==== Data records
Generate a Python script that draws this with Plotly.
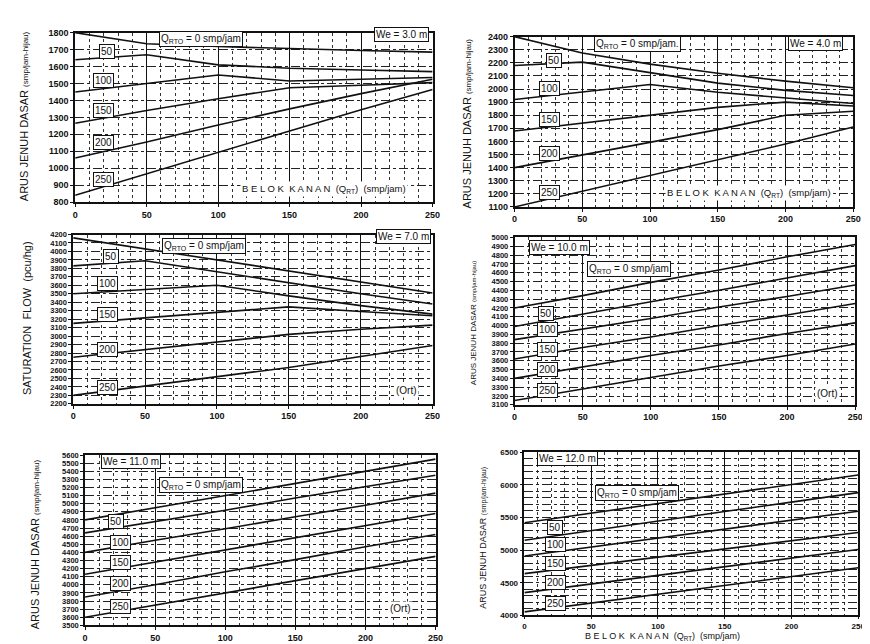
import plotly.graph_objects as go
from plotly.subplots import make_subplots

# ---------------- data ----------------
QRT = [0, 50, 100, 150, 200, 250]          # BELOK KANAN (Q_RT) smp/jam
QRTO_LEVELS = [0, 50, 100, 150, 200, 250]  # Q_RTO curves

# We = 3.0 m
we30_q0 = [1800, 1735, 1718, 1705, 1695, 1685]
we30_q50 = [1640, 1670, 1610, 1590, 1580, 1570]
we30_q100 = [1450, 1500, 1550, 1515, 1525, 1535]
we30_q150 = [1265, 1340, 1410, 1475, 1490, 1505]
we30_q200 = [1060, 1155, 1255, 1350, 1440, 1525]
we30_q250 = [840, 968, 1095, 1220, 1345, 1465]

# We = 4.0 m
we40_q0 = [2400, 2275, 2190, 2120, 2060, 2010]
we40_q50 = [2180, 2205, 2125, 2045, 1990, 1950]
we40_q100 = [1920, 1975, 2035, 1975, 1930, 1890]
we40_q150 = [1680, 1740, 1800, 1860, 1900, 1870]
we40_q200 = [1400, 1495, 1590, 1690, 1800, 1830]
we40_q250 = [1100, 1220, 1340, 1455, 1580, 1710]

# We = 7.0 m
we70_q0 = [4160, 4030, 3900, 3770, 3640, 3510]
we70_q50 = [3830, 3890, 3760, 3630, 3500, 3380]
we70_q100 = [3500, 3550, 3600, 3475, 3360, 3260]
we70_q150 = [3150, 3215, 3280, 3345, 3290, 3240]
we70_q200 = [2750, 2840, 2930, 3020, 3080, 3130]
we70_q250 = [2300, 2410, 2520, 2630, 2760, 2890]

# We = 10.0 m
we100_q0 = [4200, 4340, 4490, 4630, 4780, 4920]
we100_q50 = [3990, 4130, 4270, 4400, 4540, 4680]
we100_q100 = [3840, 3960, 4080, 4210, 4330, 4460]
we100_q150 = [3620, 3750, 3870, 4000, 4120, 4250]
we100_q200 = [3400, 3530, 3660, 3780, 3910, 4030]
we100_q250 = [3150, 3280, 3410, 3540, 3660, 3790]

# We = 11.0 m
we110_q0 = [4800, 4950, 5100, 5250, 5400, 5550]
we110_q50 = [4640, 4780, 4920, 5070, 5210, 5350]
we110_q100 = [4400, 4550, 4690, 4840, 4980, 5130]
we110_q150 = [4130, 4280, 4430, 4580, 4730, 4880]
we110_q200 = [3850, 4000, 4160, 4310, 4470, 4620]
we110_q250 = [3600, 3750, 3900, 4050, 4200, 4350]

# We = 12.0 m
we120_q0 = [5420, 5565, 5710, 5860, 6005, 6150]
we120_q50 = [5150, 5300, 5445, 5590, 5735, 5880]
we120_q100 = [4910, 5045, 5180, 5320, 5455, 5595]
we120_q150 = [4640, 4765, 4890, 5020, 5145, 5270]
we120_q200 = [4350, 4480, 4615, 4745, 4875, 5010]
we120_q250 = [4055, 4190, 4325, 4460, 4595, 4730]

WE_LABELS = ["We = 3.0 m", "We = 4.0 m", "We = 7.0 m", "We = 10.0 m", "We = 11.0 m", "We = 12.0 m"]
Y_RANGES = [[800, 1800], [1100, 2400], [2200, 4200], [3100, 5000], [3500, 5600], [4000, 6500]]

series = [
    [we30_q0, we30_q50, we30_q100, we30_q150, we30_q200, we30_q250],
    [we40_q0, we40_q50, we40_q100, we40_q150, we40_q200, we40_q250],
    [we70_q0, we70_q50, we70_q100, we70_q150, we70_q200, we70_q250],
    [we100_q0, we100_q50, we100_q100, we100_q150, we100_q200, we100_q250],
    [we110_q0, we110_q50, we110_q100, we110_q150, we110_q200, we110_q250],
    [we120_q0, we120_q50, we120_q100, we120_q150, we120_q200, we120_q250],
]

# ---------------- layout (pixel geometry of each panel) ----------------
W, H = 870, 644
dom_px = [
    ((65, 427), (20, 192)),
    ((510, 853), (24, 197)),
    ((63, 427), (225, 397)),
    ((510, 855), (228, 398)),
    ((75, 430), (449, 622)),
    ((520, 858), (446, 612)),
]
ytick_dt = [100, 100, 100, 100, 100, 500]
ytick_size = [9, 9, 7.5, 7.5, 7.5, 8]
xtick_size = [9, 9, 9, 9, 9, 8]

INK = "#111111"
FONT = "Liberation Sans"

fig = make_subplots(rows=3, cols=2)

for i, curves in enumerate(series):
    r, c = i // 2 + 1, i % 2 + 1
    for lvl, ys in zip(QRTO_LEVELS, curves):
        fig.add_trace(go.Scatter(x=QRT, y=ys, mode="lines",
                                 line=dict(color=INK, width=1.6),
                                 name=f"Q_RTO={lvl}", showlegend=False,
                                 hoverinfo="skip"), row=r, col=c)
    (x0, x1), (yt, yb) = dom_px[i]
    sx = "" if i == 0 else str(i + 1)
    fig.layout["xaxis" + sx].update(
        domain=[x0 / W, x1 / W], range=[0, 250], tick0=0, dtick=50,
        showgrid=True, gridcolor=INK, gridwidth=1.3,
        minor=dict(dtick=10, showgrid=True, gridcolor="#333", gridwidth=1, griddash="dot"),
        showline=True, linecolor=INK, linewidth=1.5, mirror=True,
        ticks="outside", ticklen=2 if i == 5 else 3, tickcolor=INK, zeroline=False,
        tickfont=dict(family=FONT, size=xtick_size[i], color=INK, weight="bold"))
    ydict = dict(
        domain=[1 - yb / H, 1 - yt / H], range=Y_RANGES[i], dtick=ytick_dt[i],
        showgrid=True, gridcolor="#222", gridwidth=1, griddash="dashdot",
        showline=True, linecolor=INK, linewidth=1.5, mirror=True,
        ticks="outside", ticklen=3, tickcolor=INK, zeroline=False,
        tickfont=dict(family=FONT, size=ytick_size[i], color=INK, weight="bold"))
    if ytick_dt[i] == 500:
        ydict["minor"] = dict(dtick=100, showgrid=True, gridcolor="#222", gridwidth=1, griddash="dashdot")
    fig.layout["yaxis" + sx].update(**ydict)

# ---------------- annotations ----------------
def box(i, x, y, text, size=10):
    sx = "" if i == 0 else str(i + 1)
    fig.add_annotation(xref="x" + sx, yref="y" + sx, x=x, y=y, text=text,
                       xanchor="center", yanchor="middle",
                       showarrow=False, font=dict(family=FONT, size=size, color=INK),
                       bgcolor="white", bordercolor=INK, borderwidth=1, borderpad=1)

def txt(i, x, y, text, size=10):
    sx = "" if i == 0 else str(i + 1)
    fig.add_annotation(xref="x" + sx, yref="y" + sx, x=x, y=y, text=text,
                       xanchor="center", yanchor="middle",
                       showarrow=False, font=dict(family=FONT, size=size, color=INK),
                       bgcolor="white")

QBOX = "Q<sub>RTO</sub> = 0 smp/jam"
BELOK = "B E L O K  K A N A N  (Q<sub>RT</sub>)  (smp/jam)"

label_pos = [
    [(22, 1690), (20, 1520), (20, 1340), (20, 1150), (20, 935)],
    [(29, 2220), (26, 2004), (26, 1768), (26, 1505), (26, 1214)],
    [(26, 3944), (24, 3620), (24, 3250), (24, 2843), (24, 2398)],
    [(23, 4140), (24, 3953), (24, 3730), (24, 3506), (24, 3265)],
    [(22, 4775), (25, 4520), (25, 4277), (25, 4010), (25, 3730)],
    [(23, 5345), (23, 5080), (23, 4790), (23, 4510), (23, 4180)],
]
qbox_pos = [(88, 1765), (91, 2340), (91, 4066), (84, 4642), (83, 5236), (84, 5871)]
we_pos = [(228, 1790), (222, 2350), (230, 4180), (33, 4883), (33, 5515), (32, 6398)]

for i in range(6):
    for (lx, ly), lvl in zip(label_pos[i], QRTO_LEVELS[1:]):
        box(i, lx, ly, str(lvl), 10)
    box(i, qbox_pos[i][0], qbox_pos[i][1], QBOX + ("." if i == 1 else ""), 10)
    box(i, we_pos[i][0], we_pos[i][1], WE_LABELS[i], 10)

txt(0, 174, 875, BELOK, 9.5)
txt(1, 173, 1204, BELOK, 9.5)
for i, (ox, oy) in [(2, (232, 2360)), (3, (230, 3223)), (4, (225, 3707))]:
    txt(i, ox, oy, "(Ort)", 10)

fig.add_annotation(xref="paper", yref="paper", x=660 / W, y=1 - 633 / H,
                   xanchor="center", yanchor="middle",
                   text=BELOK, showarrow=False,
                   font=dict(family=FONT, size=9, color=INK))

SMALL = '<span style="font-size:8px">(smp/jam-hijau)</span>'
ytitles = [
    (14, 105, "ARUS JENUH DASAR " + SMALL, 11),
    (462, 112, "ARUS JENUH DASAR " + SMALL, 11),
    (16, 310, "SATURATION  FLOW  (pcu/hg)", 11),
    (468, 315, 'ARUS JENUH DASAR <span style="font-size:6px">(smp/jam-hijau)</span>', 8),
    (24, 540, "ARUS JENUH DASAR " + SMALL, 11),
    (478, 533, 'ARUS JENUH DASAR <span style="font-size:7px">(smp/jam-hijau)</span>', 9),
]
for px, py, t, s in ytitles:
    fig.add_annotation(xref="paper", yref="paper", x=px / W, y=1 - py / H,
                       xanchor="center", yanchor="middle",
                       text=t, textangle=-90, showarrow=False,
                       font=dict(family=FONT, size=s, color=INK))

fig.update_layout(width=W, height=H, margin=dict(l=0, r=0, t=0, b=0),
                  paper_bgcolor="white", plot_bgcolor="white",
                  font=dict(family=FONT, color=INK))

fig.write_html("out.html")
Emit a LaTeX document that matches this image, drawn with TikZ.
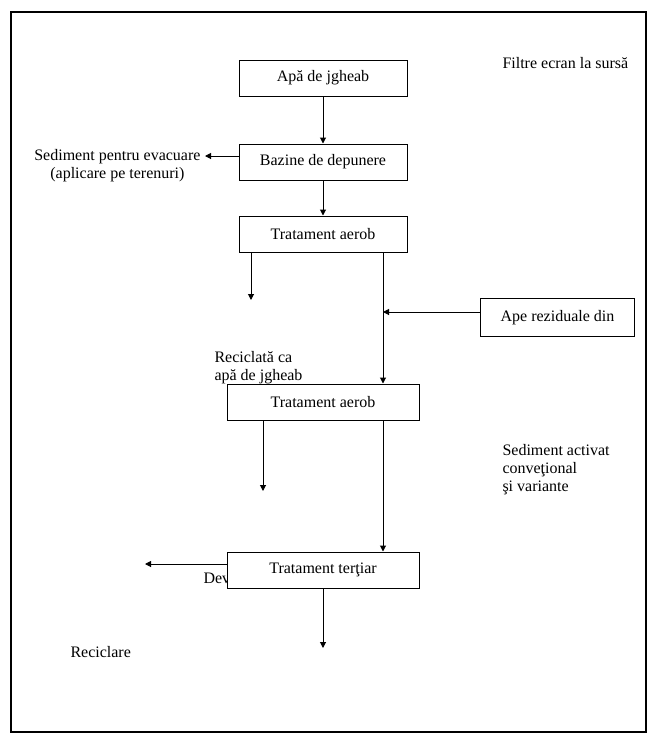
========
Instructions for the task
Extract the lines exactly, please: the first line of the listing, the line with "we30_q250 = [840, 968, 1095, 1220, 1345, 1465]", and every line between them, but no pictures.

Result
Generate a Python script that draws this with Plotly.
import plotly.graph_objects as go
from plotly.subplots import make_subplots

# ---------------- data ----------------
QRT = [0, 50, 100, 150, 200, 250]          # BELOK KANAN (Q_RT) smp/jam
QRTO_LEVELS = [0, 50, 100, 150, 200, 250]  # Q_RTO curves

# We = 3.0 m
we30_q0 = [1800, 1735, 1718, 1705, 1695, 1685]
we30_q50 = [1640, 1670, 1610, 1590, 1580, 1570]
we30_q100 = [1450, 1500, 1550, 1515, 1525, 1535]
we30_q150 = [1265, 1340, 1410, 1475, 1490, 1505]
we30_q200 = [1060, 1155, 1255, 1350, 1440, 1525]
we30_q250 = [840, 968, 1095, 1220, 1345, 1465]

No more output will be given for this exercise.